■ **Problem to solve**
Please set down all the lines beneath this one exactly, without the pictures.

■ **Data block**
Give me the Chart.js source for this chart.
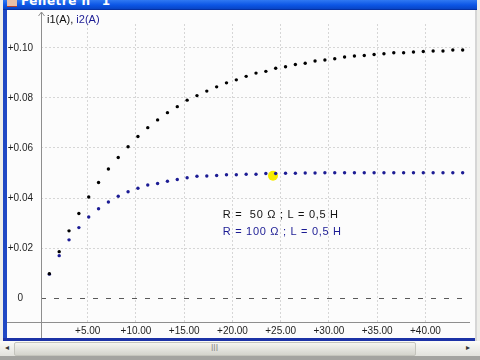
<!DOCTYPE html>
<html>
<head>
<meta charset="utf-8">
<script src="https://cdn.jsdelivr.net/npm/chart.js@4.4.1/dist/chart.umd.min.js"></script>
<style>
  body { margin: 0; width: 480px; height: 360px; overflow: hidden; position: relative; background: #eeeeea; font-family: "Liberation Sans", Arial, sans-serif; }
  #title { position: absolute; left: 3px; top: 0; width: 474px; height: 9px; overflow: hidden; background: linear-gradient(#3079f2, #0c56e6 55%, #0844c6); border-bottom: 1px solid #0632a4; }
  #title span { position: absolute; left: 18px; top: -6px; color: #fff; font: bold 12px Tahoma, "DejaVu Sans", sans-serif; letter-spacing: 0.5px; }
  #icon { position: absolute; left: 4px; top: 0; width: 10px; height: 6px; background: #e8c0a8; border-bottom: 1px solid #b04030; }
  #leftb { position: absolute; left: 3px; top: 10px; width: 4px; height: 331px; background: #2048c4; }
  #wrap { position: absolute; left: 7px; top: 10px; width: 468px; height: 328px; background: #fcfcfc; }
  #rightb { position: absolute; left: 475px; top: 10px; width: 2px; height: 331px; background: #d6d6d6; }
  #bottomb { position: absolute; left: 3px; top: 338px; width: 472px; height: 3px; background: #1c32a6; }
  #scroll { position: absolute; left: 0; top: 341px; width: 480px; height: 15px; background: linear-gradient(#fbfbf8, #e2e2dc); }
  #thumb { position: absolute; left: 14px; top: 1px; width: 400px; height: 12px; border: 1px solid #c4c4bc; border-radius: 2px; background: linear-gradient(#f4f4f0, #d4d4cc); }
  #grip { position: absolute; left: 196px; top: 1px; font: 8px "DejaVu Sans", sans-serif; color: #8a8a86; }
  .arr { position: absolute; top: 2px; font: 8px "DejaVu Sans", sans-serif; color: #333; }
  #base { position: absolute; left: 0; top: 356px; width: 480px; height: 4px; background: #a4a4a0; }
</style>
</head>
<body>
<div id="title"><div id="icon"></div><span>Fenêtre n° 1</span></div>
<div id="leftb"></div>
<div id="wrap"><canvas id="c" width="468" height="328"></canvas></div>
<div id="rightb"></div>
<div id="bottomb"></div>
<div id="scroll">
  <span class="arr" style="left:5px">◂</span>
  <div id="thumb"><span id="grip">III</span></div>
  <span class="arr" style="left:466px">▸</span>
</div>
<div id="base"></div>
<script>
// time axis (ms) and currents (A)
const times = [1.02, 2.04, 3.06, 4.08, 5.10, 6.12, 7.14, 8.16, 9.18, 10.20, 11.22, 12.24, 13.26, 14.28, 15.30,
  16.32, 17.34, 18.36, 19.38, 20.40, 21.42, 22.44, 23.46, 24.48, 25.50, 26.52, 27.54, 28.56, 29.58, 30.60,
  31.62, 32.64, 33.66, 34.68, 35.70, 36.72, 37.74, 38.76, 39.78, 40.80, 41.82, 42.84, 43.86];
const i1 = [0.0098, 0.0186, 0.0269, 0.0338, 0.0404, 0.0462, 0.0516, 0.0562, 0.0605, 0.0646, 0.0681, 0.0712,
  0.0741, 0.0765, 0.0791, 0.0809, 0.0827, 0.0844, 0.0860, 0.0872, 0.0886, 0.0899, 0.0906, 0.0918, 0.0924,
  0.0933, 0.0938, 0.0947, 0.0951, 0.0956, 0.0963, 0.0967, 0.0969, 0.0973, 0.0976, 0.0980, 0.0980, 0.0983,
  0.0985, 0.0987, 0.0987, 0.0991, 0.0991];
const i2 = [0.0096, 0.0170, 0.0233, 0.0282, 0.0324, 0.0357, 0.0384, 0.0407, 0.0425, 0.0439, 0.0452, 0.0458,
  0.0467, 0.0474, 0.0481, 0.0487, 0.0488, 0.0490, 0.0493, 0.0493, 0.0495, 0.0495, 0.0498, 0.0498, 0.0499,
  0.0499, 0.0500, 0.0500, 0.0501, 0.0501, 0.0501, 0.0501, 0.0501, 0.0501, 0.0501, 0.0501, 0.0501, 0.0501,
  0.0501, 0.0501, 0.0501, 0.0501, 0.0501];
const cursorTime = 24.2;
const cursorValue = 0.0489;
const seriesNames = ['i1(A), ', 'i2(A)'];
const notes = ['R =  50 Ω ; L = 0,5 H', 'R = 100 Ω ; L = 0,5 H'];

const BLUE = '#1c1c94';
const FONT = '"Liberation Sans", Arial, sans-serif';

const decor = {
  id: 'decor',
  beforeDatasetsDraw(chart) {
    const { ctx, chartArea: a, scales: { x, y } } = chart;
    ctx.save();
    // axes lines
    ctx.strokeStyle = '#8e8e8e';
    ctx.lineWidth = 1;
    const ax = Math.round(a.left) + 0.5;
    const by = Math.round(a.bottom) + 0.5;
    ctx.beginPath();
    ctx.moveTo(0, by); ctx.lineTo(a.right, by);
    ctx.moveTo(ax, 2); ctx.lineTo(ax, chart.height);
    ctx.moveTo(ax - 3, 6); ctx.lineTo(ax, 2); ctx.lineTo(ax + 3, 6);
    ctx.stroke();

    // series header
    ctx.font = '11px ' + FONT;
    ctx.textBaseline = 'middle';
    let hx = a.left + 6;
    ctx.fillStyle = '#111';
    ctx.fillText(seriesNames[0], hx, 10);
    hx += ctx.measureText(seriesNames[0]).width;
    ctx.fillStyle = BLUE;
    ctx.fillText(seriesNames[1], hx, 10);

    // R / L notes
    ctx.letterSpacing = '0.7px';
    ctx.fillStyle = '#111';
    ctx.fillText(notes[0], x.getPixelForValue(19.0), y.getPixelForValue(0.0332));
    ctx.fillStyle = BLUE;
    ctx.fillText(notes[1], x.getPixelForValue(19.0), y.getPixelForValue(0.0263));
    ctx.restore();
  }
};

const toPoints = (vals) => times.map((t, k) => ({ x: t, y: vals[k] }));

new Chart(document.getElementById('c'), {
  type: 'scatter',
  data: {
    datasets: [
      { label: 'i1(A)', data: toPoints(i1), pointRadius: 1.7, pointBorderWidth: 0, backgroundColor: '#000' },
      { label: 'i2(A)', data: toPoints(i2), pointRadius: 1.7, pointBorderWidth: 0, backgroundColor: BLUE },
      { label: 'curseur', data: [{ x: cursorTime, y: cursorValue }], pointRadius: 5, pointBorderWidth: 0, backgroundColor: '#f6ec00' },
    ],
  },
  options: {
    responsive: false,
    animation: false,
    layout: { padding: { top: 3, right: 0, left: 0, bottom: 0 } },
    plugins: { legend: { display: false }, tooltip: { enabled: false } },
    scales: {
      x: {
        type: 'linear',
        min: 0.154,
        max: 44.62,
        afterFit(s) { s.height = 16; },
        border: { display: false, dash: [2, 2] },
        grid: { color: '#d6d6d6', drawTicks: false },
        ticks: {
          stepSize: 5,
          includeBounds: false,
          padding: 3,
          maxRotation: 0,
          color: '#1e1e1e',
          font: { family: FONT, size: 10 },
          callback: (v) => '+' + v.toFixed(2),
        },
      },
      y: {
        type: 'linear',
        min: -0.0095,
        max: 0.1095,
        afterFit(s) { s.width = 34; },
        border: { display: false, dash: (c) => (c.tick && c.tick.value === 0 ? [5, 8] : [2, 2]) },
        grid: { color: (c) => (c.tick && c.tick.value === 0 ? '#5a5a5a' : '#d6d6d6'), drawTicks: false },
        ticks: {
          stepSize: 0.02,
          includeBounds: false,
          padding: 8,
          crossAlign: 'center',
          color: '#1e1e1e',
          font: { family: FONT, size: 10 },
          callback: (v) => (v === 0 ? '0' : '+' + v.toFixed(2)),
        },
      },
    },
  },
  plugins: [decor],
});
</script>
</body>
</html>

■ **Task answer**
Give me the Chart.js source for this chart.
<!DOCTYPE html>
<html>
<head>
<meta charset="utf-8">
<script src="https://cdn.jsdelivr.net/npm/chart.js@4.4.1/dist/chart.umd.min.js"></script>
<style>
  body { margin: 0; width: 480px; height: 360px; overflow: hidden; position: relative; background: #eeeeea; font-family: "Liberation Sans", Arial, sans-serif; }
  #title { position: absolute; left: 3px; top: 0; width: 474px; height: 9px; overflow: hidden; background: linear-gradient(#3079f2, #0c56e6 55%, #0844c6); border-bottom: 1px solid #0632a4; }
  #title span { position: absolute; left: 18px; top: -6px; color: #fff; font: bold 12px Tahoma, "DejaVu Sans", sans-serif; letter-spacing: 0.5px; }
  #icon { position: absolute; left: 4px; top: 0; width: 10px; height: 6px; background: #e8c0a8; border-bottom: 1px solid #b04030; }
  #leftb { position: absolute; left: 3px; top: 10px; width: 4px; height: 331px; background: #2048c4; }
  #wrap { position: absolute; left: 7px; top: 10px; width: 468px; height: 328px; background: #fcfcfc; }
  #rightb { position: absolute; left: 475px; top: 10px; width: 2px; height: 331px; background: #d6d6d6; }
  #bottomb { position: absolute; left: 3px; top: 338px; width: 472px; height: 3px; background: #1c32a6; }
  #scroll { position: absolute; left: 0; top: 341px; width: 480px; height: 15px; background: linear-gradient(#fbfbf8, #e2e2dc); }
  #thumb { position: absolute; left: 14px; top: 1px; width: 400px; height: 12px; border: 1px solid #c4c4bc; border-radius: 2px; background: linear-gradient(#f4f4f0, #d4d4cc); }
  #grip { position: absolute; left: 196px; top: 1px; font: 8px "DejaVu Sans", sans-serif; color: #8a8a86; }
  .arr { position: absolute; top: 2px; font: 8px "DejaVu Sans", sans-serif; color: #333; }
  #base { position: absolute; left: 0; top: 356px; width: 480px; height: 4px; background: #a4a4a0; }
</style>
</head>
<body>
<div id="title"><div id="icon"></div><span>Fenêtre n° 1</span></div>
<div id="leftb"></div>
<div id="wrap"><canvas id="c" width="468" height="328"></canvas></div>
<div id="rightb"></div>
<div id="bottomb"></div>
<div id="scroll">
  <span class="arr" style="left:5px">◂</span>
  <div id="thumb"><span id="grip">III</span></div>
  <span class="arr" style="left:466px">▸</span>
</div>
<div id="base"></div>
<script>
// time axis (ms) and currents (A)
const times = [1.02, 2.04, 3.06, 4.08, 5.10, 6.12, 7.14, 8.16, 9.18, 10.20, 11.22, 12.24, 13.26, 14.28, 15.30,
  16.32, 17.34, 18.36, 19.38, 20.40, 21.42, 22.44, 23.46, 24.48, 25.50, 26.52, 27.54, 28.56, 29.58, 30.60,
  31.62, 32.64, 33.66, 34.68, 35.70, 36.72, 37.74, 38.76, 39.78, 40.80, 41.82, 42.84, 43.86];
const i1 = [0.0098, 0.0186, 0.0269, 0.0338, 0.0404, 0.0462, 0.0516, 0.0562, 0.0605, 0.0646, 0.0681, 0.0712,
  0.0741, 0.0765, 0.0791, 0.0809, 0.0827, 0.0844, 0.0860, 0.0872, 0.0886, 0.0899, 0.0906, 0.0918, 0.0924,
  0.0933, 0.0938, 0.0947, 0.0951, 0.0956, 0.0963, 0.0967, 0.0969, 0.0973, 0.0976, 0.0980, 0.0980, 0.0983,
  0.0985, 0.0987, 0.0987, 0.0991, 0.0991];
const i2 = [0.0096, 0.0170, 0.0233, 0.0282, 0.0324, 0.0357, 0.0384, 0.0407, 0.0425, 0.0439, 0.0452, 0.0458,
  0.0467, 0.0474, 0.0481, 0.0487, 0.0488, 0.0490, 0.0493, 0.0493, 0.0495, 0.0495, 0.0498, 0.0498, 0.0499,
  0.0499, 0.0500, 0.0500, 0.0501, 0.0501, 0.0501, 0.0501, 0.0501, 0.0501, 0.0501, 0.0501, 0.0501, 0.0501,
  0.0501, 0.0501, 0.0501, 0.0501, 0.0501];
const cursorTime = 24.2;
const cursorValue = 0.0489;
const seriesNames = ['i1(A), ', 'i2(A)'];
const notes = ['R =  50 Ω ; L = 0,5 H', 'R = 100 Ω ; L = 0,5 H'];

const BLUE = '#1c1c94';
const FONT = '"Liberation Sans", Arial, sans-serif';

const decor = {
  id: 'decor',
  beforeDatasetsDraw(chart) {
    const { ctx, chartArea: a, scales: { x, y } } = chart;
    ctx.save();
    // axes lines
    ctx.strokeStyle = '#8e8e8e';
    ctx.lineWidth = 1;
    const ax = Math.round(a.left) + 0.5;
    const by = Math.round(a.bottom) + 0.5;
    ctx.beginPath();
    ctx.moveTo(0, by); ctx.lineTo(a.right, by);
    ctx.moveTo(ax, 2); ctx.lineTo(ax, chart.height);
    ctx.moveTo(ax - 3, 6); ctx.lineTo(ax, 2); ctx.lineTo(ax + 3, 6);
    ctx.stroke();

    // series header
    ctx.font = '11px ' + FONT;
    ctx.textBaseline = 'middle';
    let hx = a.left + 6;
    ctx.fillStyle = '#111';
    ctx.fillText(seriesNames[0], hx, 10);
    hx += ctx.measureText(seriesNames[0]).width;
    ctx.fillStyle = BLUE;
    ctx.fillText(seriesNames[1], hx, 10);

    // R / L notes
    ctx.letterSpacing = '0.7px';
    ctx.fillStyle = '#111';
    ctx.fillText(notes[0], x.getPixelForValue(19.0), y.getPixelForValue(0.0332));
    ctx.fillStyle = BLUE;
    ctx.fillText(notes[1], x.getPixelForValue(19.0), y.getPixelForValue(0.0263));
    ctx.restore();
  }
};

const toPoints = (vals) => times.map((t, k) => ({ x: t, y: vals[k] }));

new Chart(document.getElementById('c'), {
  type: 'scatter',
  data: {
    datasets: [
      { label: 'i1(A)', data: toPoints(i1), pointRadius: 1.7, pointBorderWidth: 0, backgroundColor: '#000' },
      { label: 'i2(A)', data: toPoints(i2), pointRadius: 1.7, pointBorderWidth: 0, backgroundColor: BLUE },
      { label: 'curseur', data: [{ x: cursorTime, y: cursorValue }], pointRadius: 5, pointBorderWidth: 0, backgroundColor: '#f6ec00' },
    ],
  },
  options: {
    responsive: false,
    animation: false,
    layout: { padding: { top: 3, right: 0, left: 0, bottom: 0 } },
    plugins: { legend: { display: false }, tooltip: { enabled: false } },
    scales: {
      x: {
        type: 'linear',
        min: 0.154,
        max: 44.62,
        afterFit(s) { s.height = 16; },
        border: { display: false, dash: [2, 2] },
        grid: { color: '#d6d6d6', drawTicks: false },
        ticks: {
          stepSize: 5,
          includeBounds: false,
          padding: 3,
          maxRotation: 0,
          color: '#1e1e1e',
          font: { family: FONT, size: 10 },
          callback: (v) => '+' + v.toFixed(2),
        },
      },
      y: {
        type: 'linear',
        min: -0.0095,
        max: 0.1095,
        afterFit(s) { s.width = 34; },
        border: { display: false, dash: (c) => (c.tick && c.tick.value === 0 ? [5, 8] : [2, 2]) },
        grid: { color: (c) => (c.tick && c.tick.value === 0 ? '#5a5a5a' : '#d6d6d6'), drawTicks: false },
        ticks: {
          stepSize: 0.02,
          includeBounds: false,
          padding: 8,
          crossAlign: 'center',
          color: '#1e1e1e',
          font: { family: FONT, size: 10 },
          callback: (v) => (v === 0 ? '0' : '+' + v.toFixed(2)),
        },
      },
    },
  },
  plugins: [decor],
});
</script>
</body>
</html>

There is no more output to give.